Bar-driven mass inflow: How bar characteristics affect the inflow

If the interstellar medium ( ISM) in a galaxy is driven into the nuclear region, it will change the evolution of the galaxy. Although it is generally assumed that bars are efficient at driving the ISM to smaller radii, how the characteristics of a bar affect the inflow has never been examined in detail. In this paper we investigate how various bar characteristics affect the ability of the bar to drive the ISM to smaller radii. We model the ISM using high-resolution hydrodynamic simulations and are able to show that weak bars have almost no effect on the radial distribution of the ISM. We also find that for all bar strengths, bars are only able to drive gas down to a radius where a ring forms. Inside of this ring there is very little net inflow. When a nuclear ring forms the bar becomes very efficient at driving gas down to the inner kiloparsec. Alternatively, when no nuclear ring forms, gas forms a ring at the largest nonlooping orbit whose major axis is parallel to the major axis of the bar (x(1) orbit). For all but the thinnest bars, this ring is far from the nuclear region.
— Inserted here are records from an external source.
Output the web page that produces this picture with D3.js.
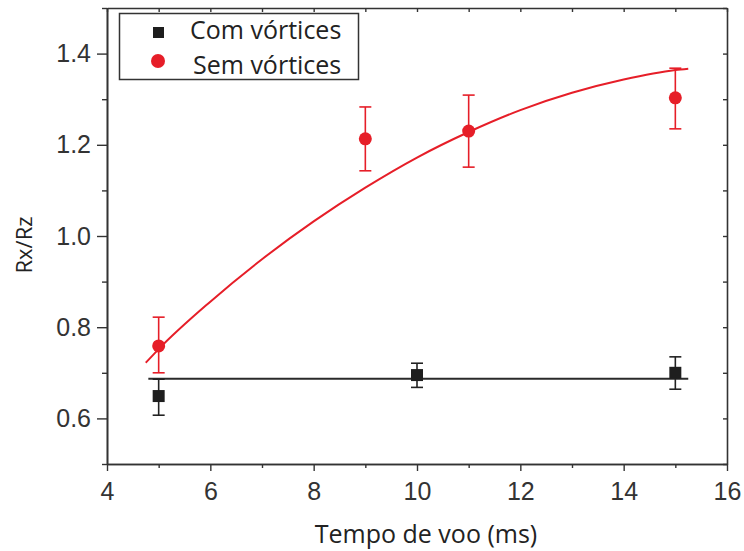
<!DOCTYPE html>
<html>
<head>
    <meta charset="utf-8">
    <script src="https://d3js.org/d3.v7.min.js"></script>
    <style>
        body { margin: 0; background: #fff; }
    </style>
</head>
<body>
    <script>
        var comX = [5, 10, 15];
        var comValues = [0.649, 0.695, 0.700];
        var comLow = [0.607, 0.668, 0.664];
        var comHigh = [0.686, 0.721, 0.735];

        var semX = [5, 9, 11, 15];
        var semValues = [0.759, 1.213, 1.230, 1.303];
        var semLow = [0.700, 1.143, 1.151, 1.235];
        var semHigh = [0.822, 1.283, 1.309, 1.368];

        // fitted lines as drawn in the figure
        var comFitX = [4.8, 15.25];
        var comFitY = [0.687, 0.687];
        var semFitX = [4.75, 5, 6, 7, 8, 9, 10, 11, 12, 13, 14, 15, 15.25];
        var semFitY = [0.722, 0.752, 0.856, 0.949, 1.032, 1.106, 1.172, 1.228, 1.276, 1.314, 1.343, 1.364, 1.367];

        var xMajor = [4, 6, 8, 10, 12, 14, 16];
        var xMinor = [5, 7, 9, 11, 13, 15];
        var yMajor = [0.6, 0.8, 1.0, 1.2, 1.4];
        var yMinor = [0.5, 0.7, 0.9, 1.1, 1.3, 1.5];

        var legendLabels = ["Com vórtices", "Sem vórtices"];

        var width = 744, height = 551;
        var margin = { top: 8, right: 17, bottom: 87, left: 107 };
        var red = "#e61e28", dark = "#222", axisColor = "#333";

        var svg = d3.select("body").append("svg")
            .attr("width", width)
            .attr("height", height);

        var x = d3.scaleLinear().domain([4, 16]).range([margin.left, width - margin.right]);
        var y = d3.scaleLinear().domain([0.5, 1.5]).range([height - margin.bottom, margin.top]);

        var tickFont = "'Liberation Sans', Arial, sans-serif";
        var labelFont = "'Open Sans', 'Noto Sans', sans-serif";

        function styleAxis(g) {
            g.select(".domain").attr("stroke", axisColor).attr("stroke-width", 1.6);
            g.selectAll(".tick line").attr("stroke", axisColor).attr("stroke-width", 1.4);
            g.selectAll(".tick text")
                .style("font-family", tickFont)
                .style("font-size", "25px")
                .attr("fill", "#333");
        }

        // bottom axis
        svg.append("g")
            .attr("transform", `translate(0,${y(0.5)})`)
            .call(d3.axisBottom(x).tickValues(xMinor).tickSize(4).tickFormat("").tickSizeOuter(0))
            .call(styleAxis);
        svg.append("g")
            .attr("transform", `translate(0,${y(0.5)})`)
            .call(d3.axisBottom(x).tickValues(xMajor).tickSize(7).tickPadding(11).tickSizeOuter(0))
            .call(styleAxis);

        // left axis
        svg.append("g")
            .attr("transform", `translate(${x(4)},0)`)
            .call(d3.axisLeft(y).tickValues(yMinor).tickSize(5).tickFormat("").tickSizeOuter(0))
            .call(styleAxis);
        svg.append("g")
            .attr("transform", `translate(${x(4)},0)`)
            .call(d3.axisLeft(y).tickValues(yMajor).tickSize(10).tickPadding(6).tickFormat(d3.format(".1f")).tickSizeOuter(0))
            .call(styleAxis);

        // top and right frame, ticks inside
        svg.append("g")
            .attr("transform", `translate(0,${y(1.5)})`)
            .call(d3.axisBottom(x).tickValues(xMajor.concat(xMinor)).tickSize(4).tickFormat("").tickSizeOuter(0))
            .call(styleAxis);
        svg.append("g")
            .attr("transform", `translate(${x(16)},0)`)
            .call(d3.axisLeft(y).tickValues(yMajor.concat(yMinor)).tickSize(4).tickFormat("").tickSizeOuter(0))
            .call(styleAxis);

        // axis titles
        svg.append("text")
            .attr("x", 426)
            .attr("y", 543)
            .attr("text-anchor", "middle")
            .style("font-family", labelFont)
            .style("font-size", "25px")
            .attr("fill", dark)
            .text("Tempo de voo (ms)");

        svg.append("text")
            .attr("transform", "translate(32,245) rotate(-90)")
            .attr("text-anchor", "middle")
            .style("font-family", labelFont)
            .style("font-size", "22px")
            .attr("fill", dark)
            .text("Rx/Rz");

        // fit lines
        var line = d3.line().x(d => x(d[0])).y(d => y(d[1])).curve(d3.curveMonotoneX);

        svg.append("path")
            .datum(comFitX.map((v, i) => [v, comFitY[i]]))
            .attr("d", line)
            .attr("fill", "none")
            .attr("stroke", "#2a2a2a")
            .attr("stroke-width", 2);

        svg.append("path")
            .datum(semFitX.map((v, i) => [v, semFitY[i]]))
            .attr("d", line)
            .attr("fill", "none")
            .attr("stroke", red)
            .attr("stroke-width", 2);

        // error bars
        function errorBars(xs, lows, highs, color) {
            var g = svg.append("g").attr("stroke", color).attr("stroke-width", 1.6);
            xs.forEach(function (xv, i) {
                var cx = x(xv);
                g.append("line").attr("x1", cx).attr("x2", cx).attr("y1", y(lows[i])).attr("y2", y(highs[i]));
                g.append("line").attr("x1", cx - 6).attr("x2", cx + 6).attr("y1", y(lows[i])).attr("y2", y(lows[i]));
                g.append("line").attr("x1", cx - 6).attr("x2", cx + 6).attr("y1", y(highs[i])).attr("y2", y(highs[i]));
            });
        }

        errorBars(comX, comLow, comHigh, "#222");
        errorBars(semX, semLow, semHigh, red);

        // markers
        svg.selectAll(".com")
            .data(comX)
            .enter().append("rect")
            .attr("class", "com")
            .attr("x", d => x(d) - 6)
            .attr("y", (d, i) => y(comValues[i]) - 6)
            .attr("width", 12)
            .attr("height", 12)
            .attr("fill", "#1e1e1e");

        svg.selectAll(".sem")
            .data(semX)
            .enter().append("circle")
            .attr("class", "sem")
            .attr("cx", d => x(d))
            .attr("cy", (d, i) => y(semValues[i]))
            .attr("r", 6.5)
            .attr("fill", red);

        // legend
        var legend = svg.append("g");
        legend.append("rect")
            .attr("x", 119.5)
            .attr("y", 13.5)
            .attr("width", 239)
            .attr("height", 66)
            .attr("fill", "#fff")
            .attr("stroke", axisColor)
            .attr("stroke-width", 1.5);

        legend.append("rect")
            .attr("x", 153)
            .attr("y", 27)
            .attr("width", 11)
            .attr("height", 11)
            .attr("fill", "#1e1e1e");
        legend.append("circle")
            .attr("cx", 158)
            .attr("cy", 61)
            .attr("r", 7)
            .attr("fill", red);

        legend.selectAll("text")
            .data(legendLabels)
            .enter().append("text")
            .attr("x", (d, i) => i === 0 ? 190 : 193)
            .attr("y", (d, i) => i === 0 ? 39 : 74)
            .style("font-family", labelFont)
            .style("font-size", "25px")
            .attr("fill", dark)
            .text(d => d);
    </script>
</body>
</html>
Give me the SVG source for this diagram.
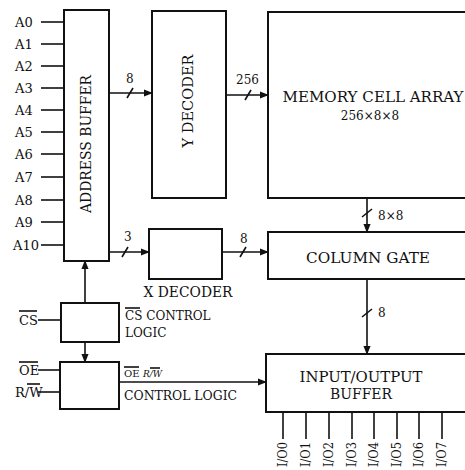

We term this type of ring an x1 ring and show that inner rings are a subset of x(1) rings and form when there are no looping x1 orbits. In this case, the gas accumulates at the largest x(1) orbit inside of the looping 4: 1 orbits. We also show that the one-dimensional measure of bar strength based on the maximum nonaxisymmetric force, Q(b), is degenerate with several bar characteristics that control orbit family transitions. Because these orbit transitions determine where and whether rings form, and it is ring formation that is the ultimate result of bar-driven inflow, Q(b) is not a useful metric for determining the effect of a bar on the evolution of a galaxy.